02-08 ripplocations in cards

[Image above] Drexel University researchers demonstrated ripplocation deformation in macroscale objects, such as this deck of cards. They say a ripplocation framework can explain deformations in most layered solids. Credit: Michel Barsoum, Drexel University


To parody an old phrase, “there’s more than one way to deform an object.”

In January, we took a look at how glass deforms under volume and shear strains by modeling the response with a phase diagram. This month, we turn our study of deformations to a different state of matter: layered solids.

Layered solids are everywhere you look—from the subnanometer scale of graphene layers up to the 100-kilometer (and greater) range of geologic formations. Layered solids include a wide range of materials, from wood to mica to clay.

Because the term “layered solids” encompasses a vast size range and materials range, researchers commonly focus on studying specific subsets rather than similarities that apply to all layered solids. While this specialization makes tackling the task of understanding layered solids more manageable, it can result in mismatched ideas about layered solids when subsets are later compared.

An example of a mismatch is in the understanding of how layered solids deform. In layered crystalline solids such as graphite and mica, many scientists assume basal dislocations are the main cause of deformations. However, in all other domains of layered solids—including geology, wood, and layered composites—deformations are attributed to a buckling mechanism that forms kink boundaries.

This situation poses a question: are layered crystalline solids really different from all their fellow layered brethren, or is perhaps our understanding of layered crystalline solid deformation misguided?

ACerS Fellow Michel Barsoum and his colleagues at Drexel University and Colorado School of Mines posit support for the latter in a paper published last month.

Instead of basal dislocations, Barsoum and his colleagues argue that layered crystalline solids deform via nucleation and propagation of ripplocations, which are a “micromechanism by which layered solids deform,” Barsoum explains in an email. The term “ripplocations” (a word mashup of surface “ripples” and crystallographic “dislocations”) was coined by Akihito Kushima and co-authors in a 2015 paper, in which they used the term to describe near-surface deformations in 2D van der Waals solids.

Barsoum and his group were curious if this 2D phenomenon would apply to materials in bulk, so they applied a ripplocation framework to deformations occurring in graphite and MAX phase materials in three separate papers from 2016, 2017, and 2018. Conclusion: ripplocations describe bulk materials as well!

These first studies on ripplocations used simulations to model ripplocation deformations in materials. In the latest research, Barsoum and his group took ripplocations to the next level—by presenting direct macroscopic evidence for their existence.

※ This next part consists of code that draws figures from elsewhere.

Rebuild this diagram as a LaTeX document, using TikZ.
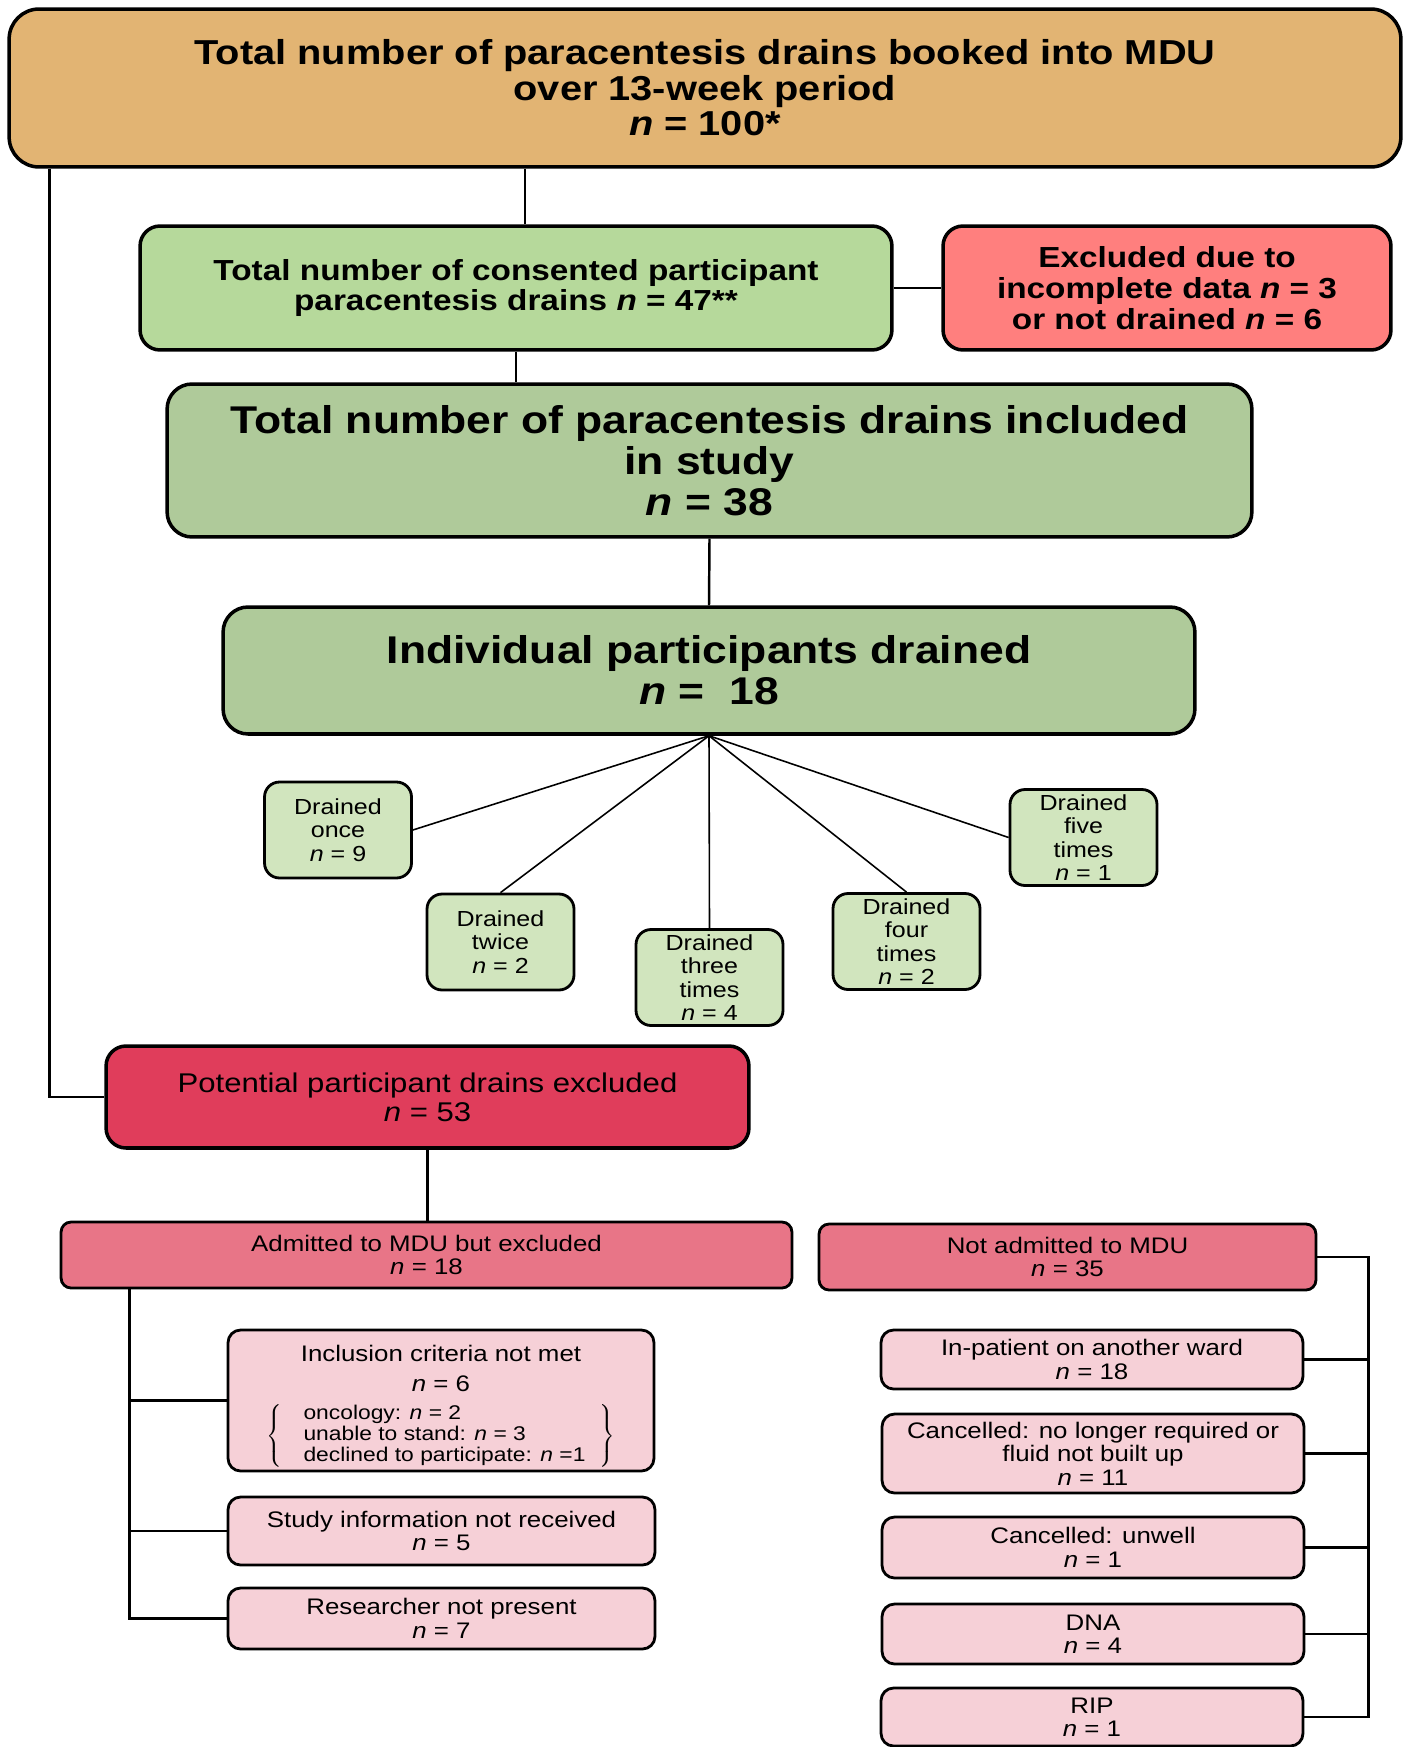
\documentclass[tikz,border=0pt]{standalone}
\usepackage{fontspec}
\setmainfont{Liberation Sans}[FakeStretch=1.15]
\newcommand{\nn}{\textit{n}}
\definecolor{bookedtan}{HTML}{E2B473}
\definecolor{consgreen}{HTML}{B6D99B}
\definecolor{exclred}{HTML}{FF7F7E}
\definecolor{studygreen}{HTML}{AFCA9A}
\definecolor{drainedgreen}{HTML}{D1E5BE}
\definecolor{potred}{HTML}{E03D5B}
\definecolor{admred}{HTML}{E87587}
\definecolor{reasonpink}{HTML}{F6D0D7}
\begin{document}
\begin{tikzpicture}[x=0.02cm,y=-0.02cm,
  box/.style={draw=black, line width=2pt, rounded corners=0.4cm, align=center, inner sep=0pt},
  boldbox/.style={box, font=\bfseries\fontsize{16.5}{17.6}\selectfont},
  bigbox/.style={box, rounded corners=0.5cm, font=\bfseries\fontsize{22}{23.4}\selectfont},
  drainbox/.style={box, line width=1.6pt, rounded corners=0.3cm, fill=drainedgreen,
    minimum width=2.94cm, minimum height=1.92cm, font=\fontsize{12.4}{13.3}\selectfont},
  groupbox/.style={box, line width=1.6pt, rounded corners=0.2cm, fill=admred,
    minimum height=1.32cm, font=\fontsize{12.8}{13.3}\selectfont},
  reasonbox/.style={box, line width=1.6pt, rounded corners=0.25cm, fill=reasonpink,
    font=\fontsize{12.8}{13.3}\selectfont},
  link/.style={line width=1.4pt},
  fan/.style={line width=0.9pt}]
\useasboundingbox (0,0) rectangle (1408,1747);

% top of the flow
\node[bigbox, rounded corners=0.6cm, fill=bookedtan, minimum width=27.84cm, minimum height=3.16cm,
  font=\bfseries\fontsize{19.7}{20.2}\selectfont] (booked) at (705,88)
  {Total number of paracentesis drains booked into MDU\\over 13-week period\\\nn{} = 100*};
\node[boldbox, fill=consgreen, minimum width=15.04cm, minimum height=2.48cm] (consented) at (516,288)
  {Total number of consented participant\\paracentesis drains \nn{} = 47**};
\node[boldbox, fill=exclred, minimum width=8.96cm, minimum height=2.48cm] (incomplete) at (1167,288)
  {Excluded due to\\incomplete data \nn{} = 3\\or not drained \nn{} = 6};
\node[bigbox, fill=studygreen, minimum width=21.7cm, minimum height=3.06cm] (included) at (709.5,460.5)
  {Total number of paracentesis drains included\\in study\\\nn{} = 38};
\node[bigbox, fill=studygreen, minimum width=19.44cm, minimum height=2.54cm] (individual) at (709,670.5)
  {Individual participants drained\\\nn{} =\ \ 18};

% times drained
\node[drainbox] (once) at (338,830) {Drained\\once\\\nn{} = 9};
\node[drainbox] (twice) at (500.5,942) {Drained\\twice\\\nn{} = 2};
\node[drainbox] (three) at (709.5,977.5) {Drained\\three\\times\\\nn{} = 4};
\node[drainbox] (four) at (906.5,941.5) {Drained\\four\\times\\\nn{} = 2};
\node[drainbox] (five) at (1083.5,837.5) {Drained\\five\\times\\\nn{} = 1};

% excluded drains
\node[box, fill=potred, minimum width=12.86cm, minimum height=2.04cm,
  font=\fontsize{15.4}{16.4}\selectfont] (potential) at (427.5,1097)
  {Potential participant drains excluded\\\nn{} = 53};
\node[groupbox, minimum width=14.62cm] (admitted) at (426.5,1255)
  {Admitted to MDU but excluded\\\nn{} = 18};
\node[groupbox, minimum width=9.94cm] (notadmitted) at (1067.5,1257)
  {Not admitted to MDU\\\nn{} = 35};

\node[reasonbox, minimum width=8.52cm, minimum height=2.82cm] (inclusion) at (441,1400.5)
  {\rule{0pt}{16pt}Inclusion criteria not met\\[4pt]\nn{} = 6\\[6pt]
   {\fontsize{11.3}{12}\selectfont$\left\{\hspace{12pt}\begin{tabular}{@{}l@{}}
   oncology: \nn{} = 2\\ unable to stand: \nn{} = 3\\ declined to participate: \nn{} =1
   \end{tabular}\hspace{8pt}\right\}$}};
\node[reasonbox, minimum width=8.54cm, minimum height=1.36cm] (studyinfo) at (441.5,1531)
  {Study information not received\\\nn{} = 5};
\node[reasonbox, minimum width=8.54cm, minimum height=1.22cm] (researcher) at (441.5,1618.5)
  {Researcher not present\\\nn{} = 7};

\node[reasonbox, minimum width=8.44cm, minimum height=1.18cm] (inpatient) at (1092,1359.5)
  {In-patient on another ward\\\nn{} = 18};
\node[reasonbox, minimum width=8.44cm, minimum height=1.58cm] (nolonger) at (1093,1453.5)
  {Cancelled: no longer required or\\fluid not built up\\\nn{} = 11};
\node[reasonbox, minimum width=8.44cm, minimum height=1.22cm] (unwell) at (1093,1547.5)
  {Cancelled: unwell\\\nn{} = 1};
\node[reasonbox, minimum width=8.44cm, minimum height=1.2cm] (dna) at (1093,1634)
  {DNA\\\nn{} = 4};
\node[reasonbox, minimum width=8.44cm, minimum height=1.16cm] (rip) at (1092,1717)
  {RIP\\\nn{} = 1};

% connectors
\draw[link] ([xshift=0.18cm]consented.north) -- ([xshift=0.18cm]consented.north |- booked.south);
\draw[link] (consented.east) -- (incomplete.west);
\draw[link] (consented.south) -- (consented.south |- included.north);
\draw[link] (included.south) -- (individual.north);

\draw[fan] (individual.south) -- (once.east);
\draw[fan] (individual.south) -- (twice.north);
\draw[fan] (individual.south) -- (three.north);
\draw[fan] (individual.south) -- (four.north);
\draw[fan] (individual.south) -- (five.west);

\draw[link] ([xshift=0.84cm]booked.south west) |- (potential.west);
\draw[link] (potential.south) -- (potential.south |- admitted.north);

\coordinate (trunkL) at ([xshift=1.4cm]admitted.south west);
\draw[link] (trunkL) |- (researcher.west);
\draw[link] (inclusion.west) -- (inclusion.west -| trunkL);
\draw[link] (studyinfo.west) -- (studyinfo.west -| trunkL);

\coordinate (trunkR) at ([xshift=1.02cm]notadmitted.east);
\draw[link] (notadmitted.east) -- (trunkR) |- (rip.east);
\foreach \reason in {inpatient,nolonger,unwell,dna}
  \draw[link] (\reason.east) -- (\reason.east -| trunkR);
\end{tikzpicture}
\end{document}
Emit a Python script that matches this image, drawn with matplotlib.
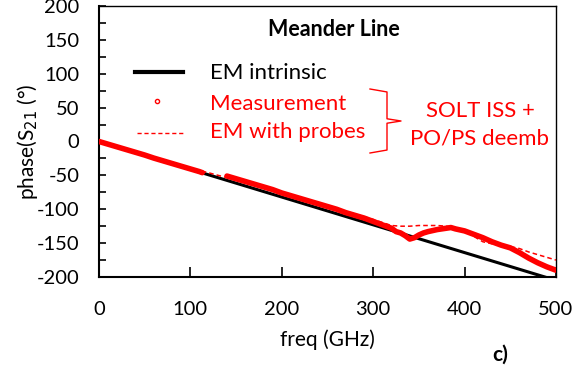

“[This study] is the first time we can actually see ripplocations and [ripplocation boundaries] in action,” Barsoum says. They looked for ripplocations in three macroscale objects—a deck of plastic cards, thin steel, and aluminum sheets—and compared this deformation behavior to simulated models of ripplocations in graphite.

Ripplocations in a deck of playing cards. Credit: Computational Materials Science and Design, YouTube

The researchers indented each stack of materials and found that once the indenter pressed the stacks to a critical indentation depth, a very rapid nucleation of multiple—and oppositely-signed—ripplocations occurred. Once the indenter was retracted, all layers spontaneously recovered to pre-pressed states.

“This first investigation showed that ripplocations exist and are more or less fully reversible and that they dissipate energy in a manner that we have observed in layered solids at the atomic scale for more than a decade now,” Barsoum says in a Drexel University press release. “But demonstrating the same behavior in layered materials that we can see directly is an important step toward proving that the behavior happens in materials of all sizes.”

Ripplocations in a stack of steel sheets. Credit: Computational Materials Science and Design, YouTube

In an email, Barsoum says this paper just “scratched the surface” of what can be studied about ripplocations, so it is too early to tell if all layered solids behave this way. “I leave the door open. I think that there [are] layered solids that are brittle, for example, and thus do not deform by the movement of ripplocations,” Barsoum explains. “The evidence so far on some of the newly discovered MAB phases appear that they microcrack rather than ripple. Also, in some cases, layered solids will twin and thus ripplocations do not play a role.”

In the future, Barsoum says there are a variety of other studies they can perform to build on this research. “There are a lot of variables that we need to test, like thickness of individual layers, friction between them, etc.”

Ripplocations in a stack of aluminum sheets. Credit: Computational Materials Science and Design, YouTube

The paper, published in Physical Review Materials, is “Ripplocations: A universal deformation mechanism in layered solids” (DOI: 10.1103/PhysRevMaterials.3.013602).